Against a backdrop of blustery winds from the San Francisco Bay area and beautiful, cloudless skies, an estimated daily crowd of 100,000 gathered at Travis Air Force Base, Calif., to see the U.S. Air Force Thunderbirds put on their trademark spectacular air shows at the “Skies Over Solano” Air Power Expo July 30-31.

Fellow NASA research pilot Hernan Posada and I were invited to represent NASA at the event, near Fairfield, Calif. We flew one of Dryden's Beechcraft B-200 Super King Airs on a route that led us from our home base at Edwards over the snow-covered Sierra Nevada range and into California’s agriculture-rich Sacramento/San Joaquin valleys. Upon arrival Friday afternoon, the ramp was filling with a wide assortment of civilian and military aircraft, classic and current, as we met other pilots and aircrews from around the country.

Our hosts, the 60th Air Mobility Wing, commanded by Col. James Vechery, held an evening BBQ mixer for performers and exhibiters at the wing’s air museum. Along with the terrific welcome – and appropriate safety advisories – Col. Vechery advised us that the proper response to hearing someone mention “Team Travis” was a loud, unanimous cry of “air power!!!” The 60th AMW operates three different types of aircraft: cargo-carrying C-5s and C-17s as well as KC-10 aerial refueling tankers.

Image: Dryden pilots Hernan Posada, left, and Mark Pestana took the center's Beechcraft B-200 to Travis Air Force Base for a meet-and-greet with thousands of show-goers, many of whom the pair found were avid NASA fans.

The next two days were filled with awesome exhibitions of aerial skills, ranging from gut-wrenching civilian aerobatics to ear-splitting military aircraft fly-bys. Even the U.S. Air Force Academy Parachute Team managed to maneuver to pinpoint landings in the gusty winds.

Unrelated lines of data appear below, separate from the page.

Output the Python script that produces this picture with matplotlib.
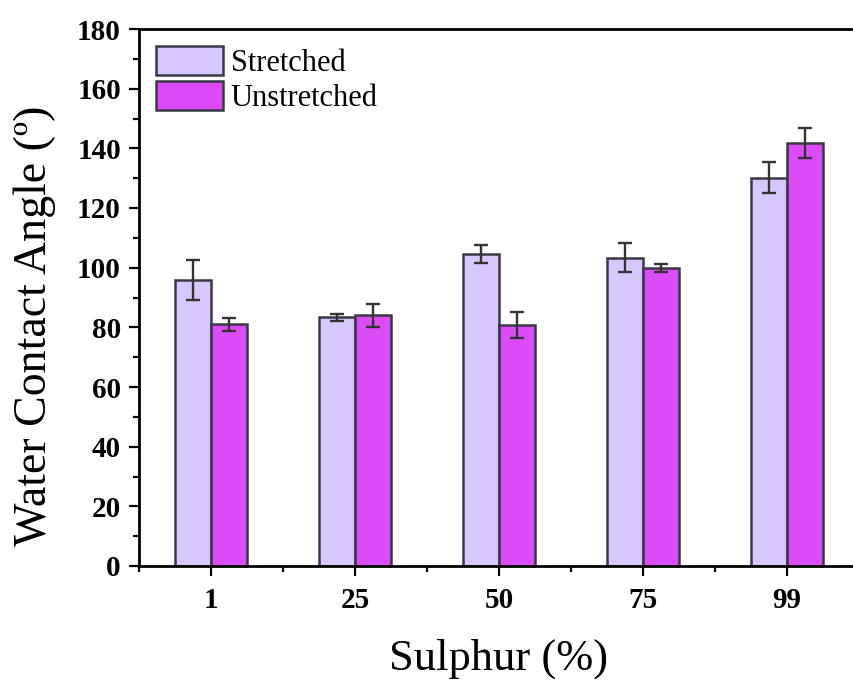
import numpy as np
import matplotlib.pyplot as plt
from matplotlib.ticker import MultipleLocator

plt.rcParams['font.family'] = ['Liberation Serif', 'DejaVu Serif']

# data
sulphur = ['1', '25', '50', '75', '99']
stretched = [96.0, 83.3, 104.6, 103.4, 130.1]
stretched_err = [6.7, 1.1, 3.0, 5.0, 5.2]
unstretched = [81.0, 84.0, 80.8, 99.8, 141.8]
unstretched_err = [2.2, 3.8, 4.4, 1.3, 5.1]

x = np.arange(len(sulphur))
w = 0.25

fig = plt.figure(figsize=(8.54, 6.8), dpi=100)
ax = fig.add_axes([139/854, 114/680, 720/854, 537/680])

edge = '#3b3745'
ekw = dict(elinewidth=1.7, capthick=1.7, ecolor='#333333')
ax.bar(x - w/2, stretched, w, yerr=stretched_err, color='#d8c6ff',
       edgecolor=edge, linewidth=1.8, capsize=4.8, error_kw=ekw,
       label='Stretched')
ax.bar(x + w/2, unstretched, w, yerr=unstretched_err, color='#dc4bf8',
       edgecolor=edge, linewidth=1.8, capsize=4.8, error_kw=ekw,
       label='Unstretched')

ax.set_xlim(-0.5, 4.5)
ax.set_ylim(0, 180)
ax.set_xticks(x)
ax.set_xticklabels(sulphur)
ax.set_xticks([-0.5] + list(x + 0.5), minor=True)
ax.yaxis.set_major_locator(MultipleLocator(20))
ax.yaxis.set_minor_locator(MultipleLocator(10))

for s in ['left', 'bottom', 'top']:
    ax.spines[s].set_linewidth(2.0)
ax.spines['right'].set_visible(False)

ax.tick_params(which='major', direction='out', length=7, width=1.6,
               labelsize=21)
ax.tick_params(axis='y', which='major', pad=6)
ax.tick_params(axis='x', which='major', pad=8)
ax.tick_params(which='minor', direction='out', length=4.5, width=1.6)
for lab in ax.get_xticklabels() + ax.get_yticklabels():
    lab.set_fontweight('bold')

ax.set_xlabel('Sulphur (%)', fontsize=32, labelpad=18)
ax.set_ylabel('Water Contact Angle (º)', fontsize=33, labelpad=15)
ax.yaxis.label.set_y(0.447)

ax.legend(loc='upper left', frameon=False, fontsize=22,
          handlelength=2.2, handleheight=1.08, labelspacing=0.12,
          handletextpad=0.25, borderpad=0.2, borderaxespad=0.35)

fig.savefig('out.png', dpi=100)
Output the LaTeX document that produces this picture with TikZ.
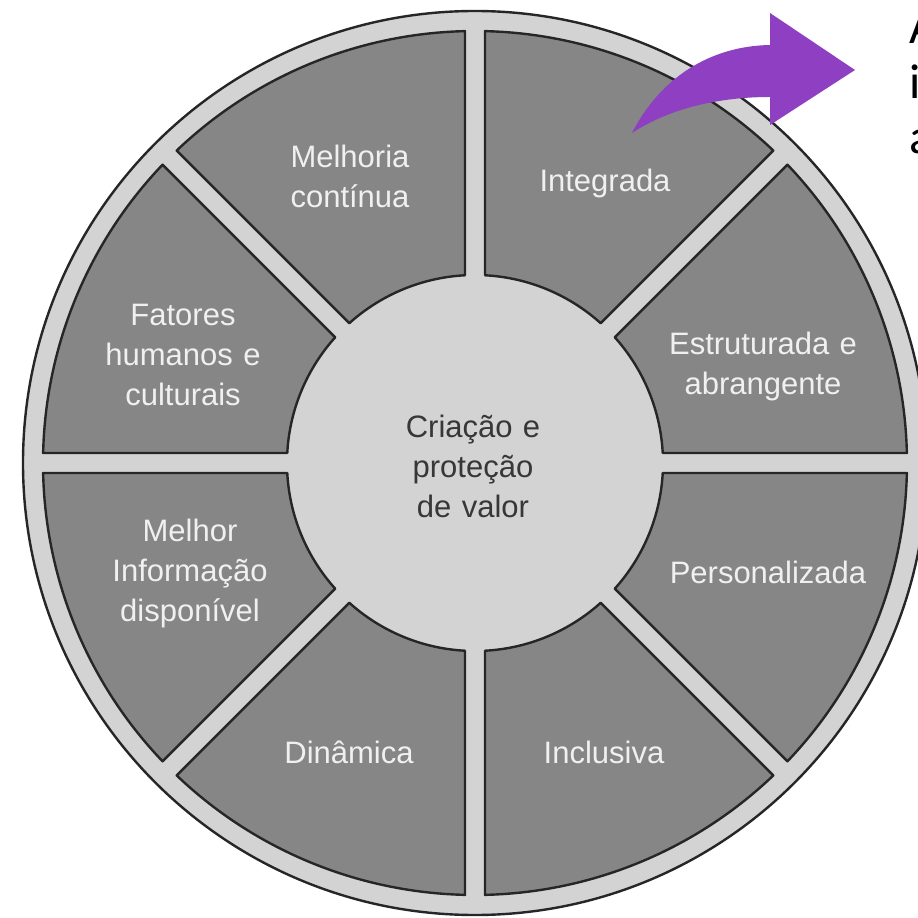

Personally, our greatest thrills came from the visiting public, who eagerly greeted us with enthusiasm and excitement over the fact that NASA was there. Initial questions from the public centered mainly on the future of human space exploration. We reminded most that humans are living in space as we speak, and will continue to do so as we expect further developments in space exploration in the coming years. We also mentioned the proliferation of robotic planetary exploration that is continuing. Of course, our primary messages were about that first “A” in NASA, and how we’re heavily engaged in using aircraft for two primary NASA missions: research in aeronautics and in Earth science. In particular, our B200 display board showed how these aircraft are used for vital research, from testing a cave-detection sensor destined for a Mars orbiter to wildfire location missions.

The most rewarding part of all of this was that 100% of the public’s response is that they are diehard NASA fans and want to see more and greater accomplishments in the future. Oh yeah – and handing out those NASA stickers and pins is always a crowd pleaser, too!